The results which are shown in figures (5) and table (1) indicated that that Pb2+ and Cu2+ acted as a mixed noncompetitive inhibitors on the enzyme β-galactosidase in the crude extract of Artemisia judaica by decreasing Vmax value from 1.67 umol/min (control) to 1.28 and 1.61 umol/min, relative activities to 76.6% and 96.4%,, and increasing Km value from 3.6 mM (control) to 4.54 and 5.55 mM, respectively.
β-galactosidases from different sources like cotyledon of cowpea, chick pea, mung bean seedlings were found to be inhibited by Hg+2, Zn+2, Cu2+ and Fe+3 [60,53], while Cu2+ and Zn+2 had no effect on β-galactosidase activity from peach . Recent reports revealed that heavy metals such as Hg2+ and Fe3+ as well as some other heavy metals and organic compounds are well-known inhibitors of β-galactosidases from peach and rice shoots, While Zn2+ had no effect on the enzyme activity [56,46].

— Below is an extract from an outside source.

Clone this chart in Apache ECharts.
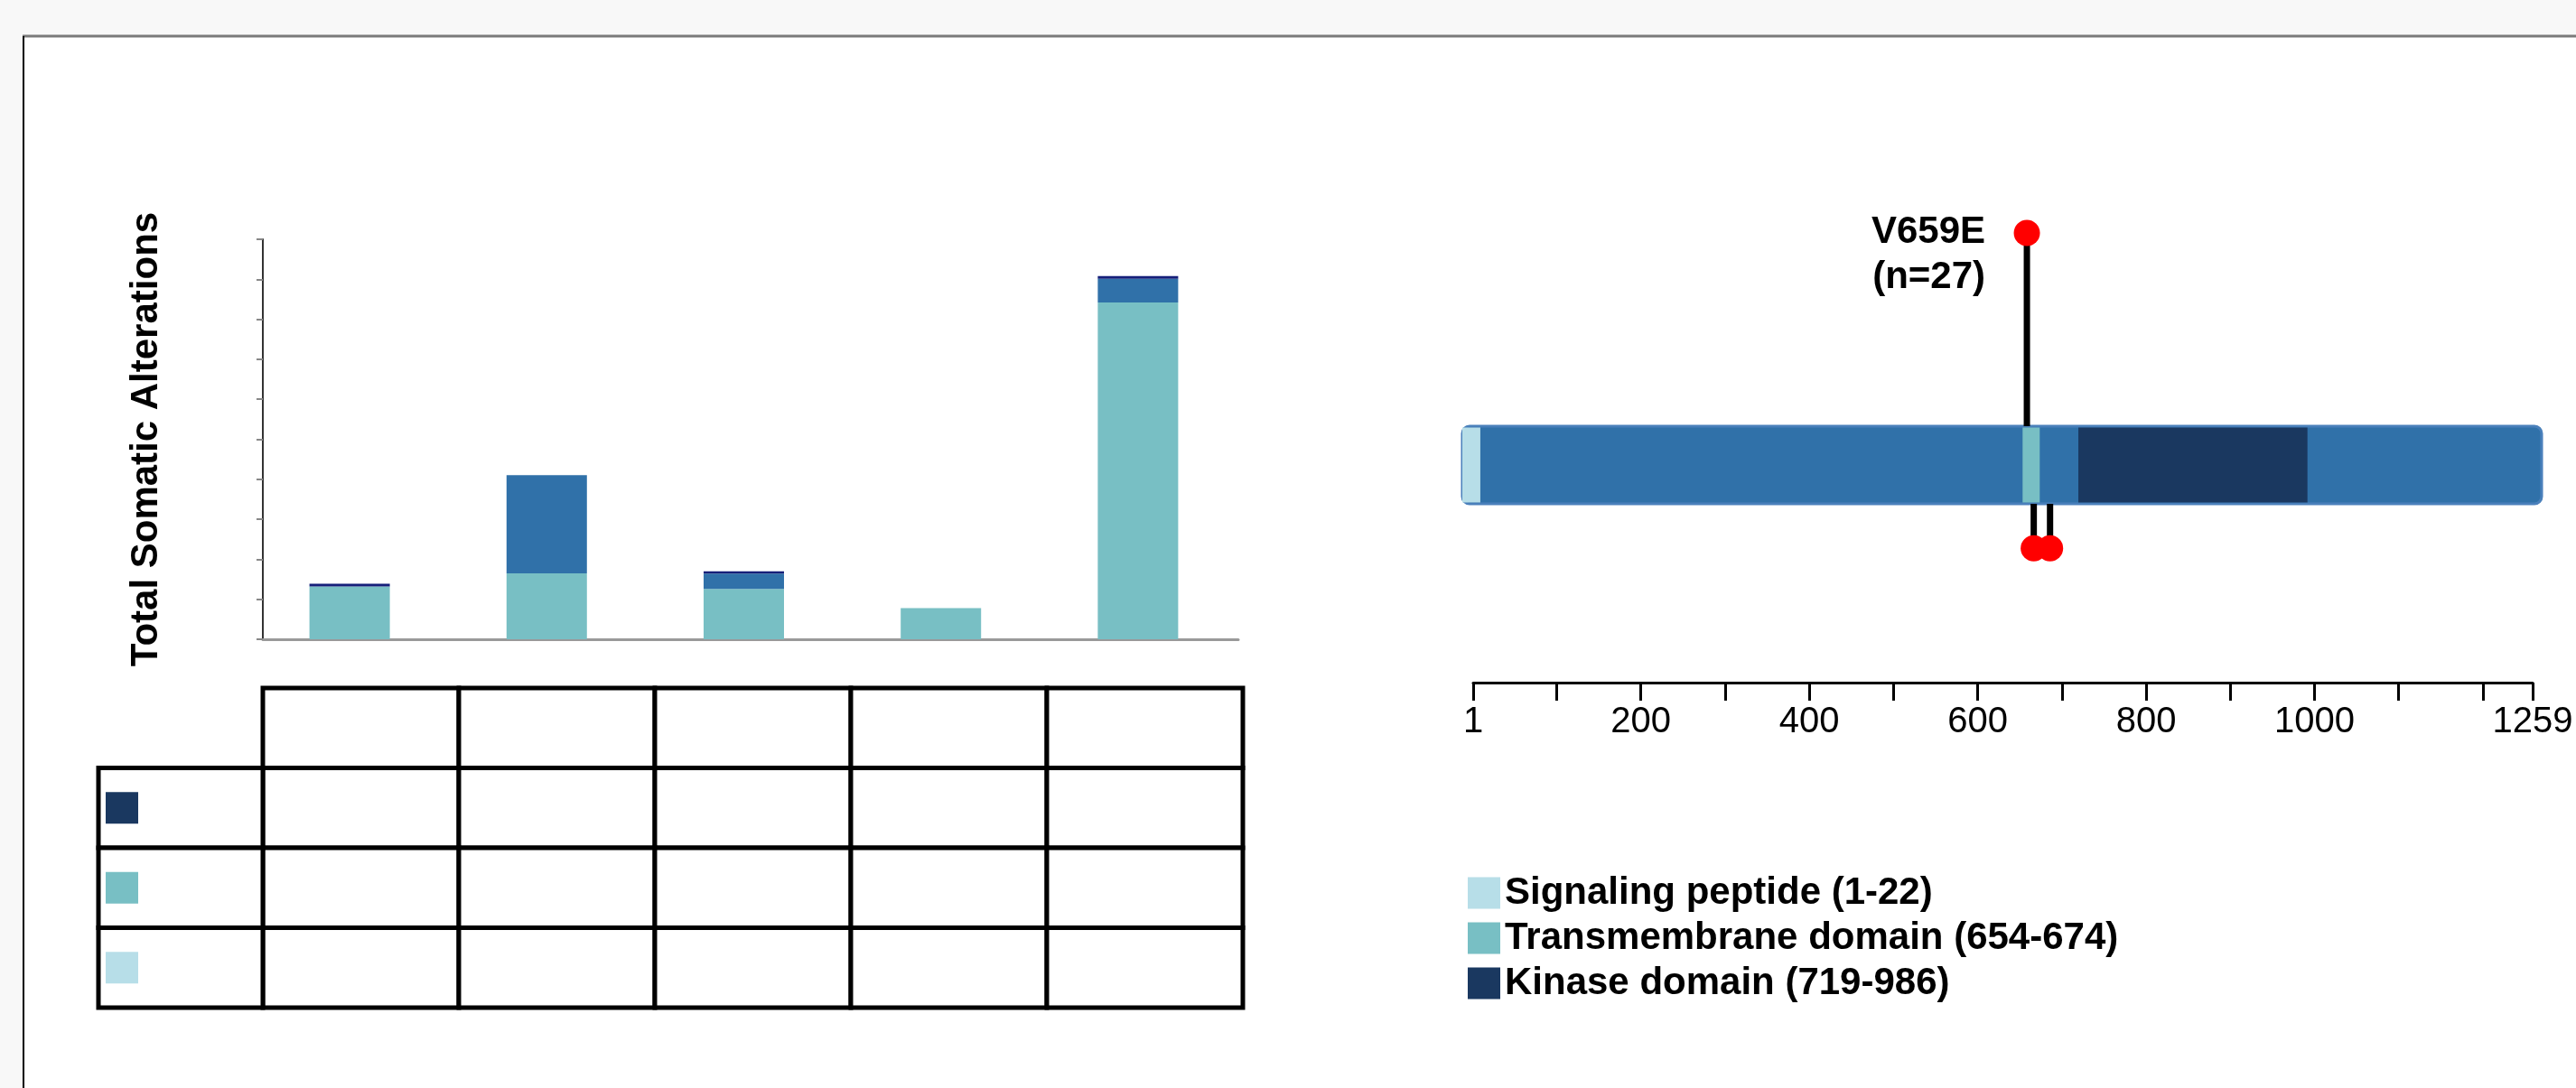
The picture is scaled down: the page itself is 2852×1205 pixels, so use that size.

Crude plant extracts of leaves of Artemisia judaica L. were analyzed for β-galactosidase activity and kinetics. The results demonstrated that the enzyme β-galactosidase in the crude extract of Artemisia judaica have a potential activities according to the Km and Vmax values.The β-galactosidase of Artemisia judaica had its maximum activity at pH 6.0 and was stable at pH values from 2.0 to 9.0, and the optimum temperature for was 50°C. The results of Km and Vmax values of the enzyme were 3.6 mM and 1.67 μmol/min, respectively. According to these findings, the enzyme β-galactosidase in the crude extract of Artemisia judaica can be used in industrial, biotechnological and medical applications. Presence of heavy metals altered these activities as uncompetitive or mixed noncompetitive inhibitors. For example, Hg2+, Zn2+ and Fe2+ acted as uncompetitive inhibitors by decreasing Km and Vmax values, while Pb2+ and Cu2+ acted as mixed noncompetitive inhibitors.